As the 1840s approached, and more American railroads were experimenting with the new 4-4-0 locomotive type, the 4-2-0 fell out of favour as it was not as able to pull a paying load on the railroad as the 4-4-0. 4-2-0s were built into the 1850s, but their use was restricted to light-duty trains as most railroads by this time had found them unsuitable for regular work.
In England, for freight work, four-coupled and six-coupled engines were performing well. However, for passenger work, the aim was greater speed. Because of the fragility of cast-iron connecting rods, "singles" continued to be used, with the largest driving wheels possible.

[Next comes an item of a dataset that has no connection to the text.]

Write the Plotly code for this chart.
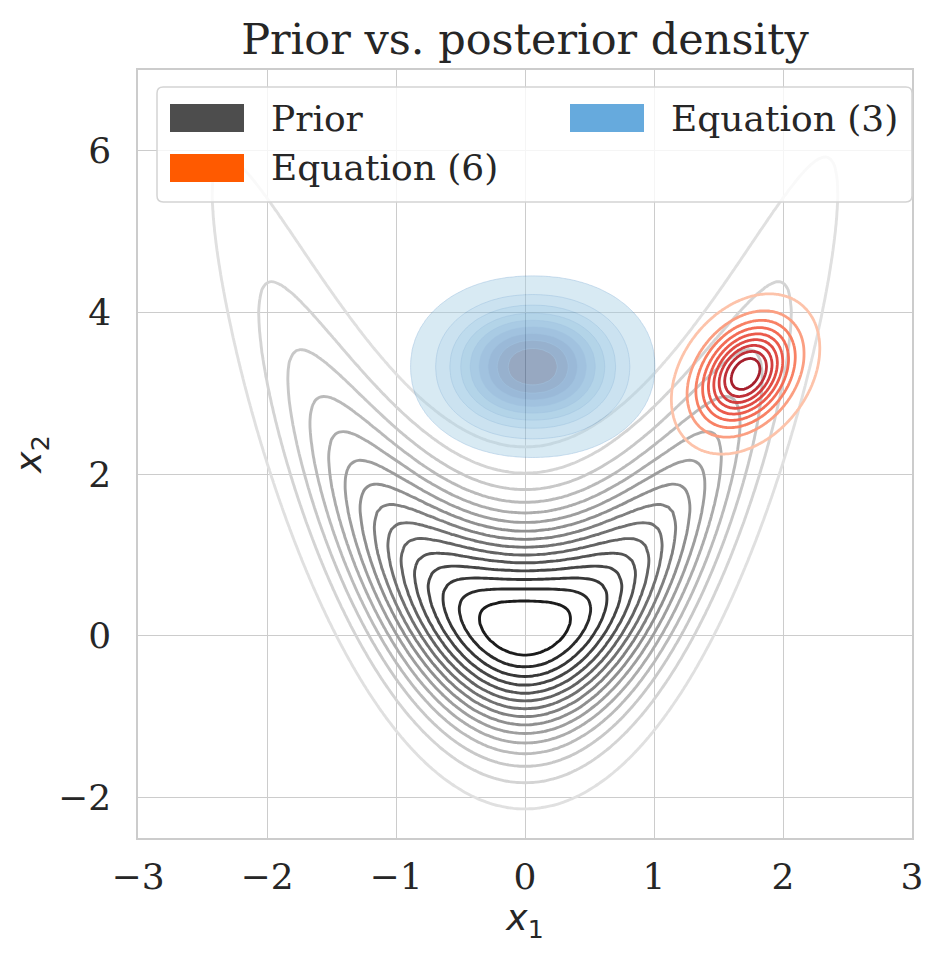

For some reason, British manufacturers did not take up the idea of mounting the forward wheels on a bogie for some years. Possibly there were fears about their stability, but with a long rigid frame, greater speed was achieved at the cost of a very rough ride and damage to the track.
The culmination of this approach was seen in the Crampton locomotive where, to make the drivers as large as possible, they were mounted behind the firebox.
Once steel became available, greater rotational speeds became possible with multiple, smaller coupled wheels.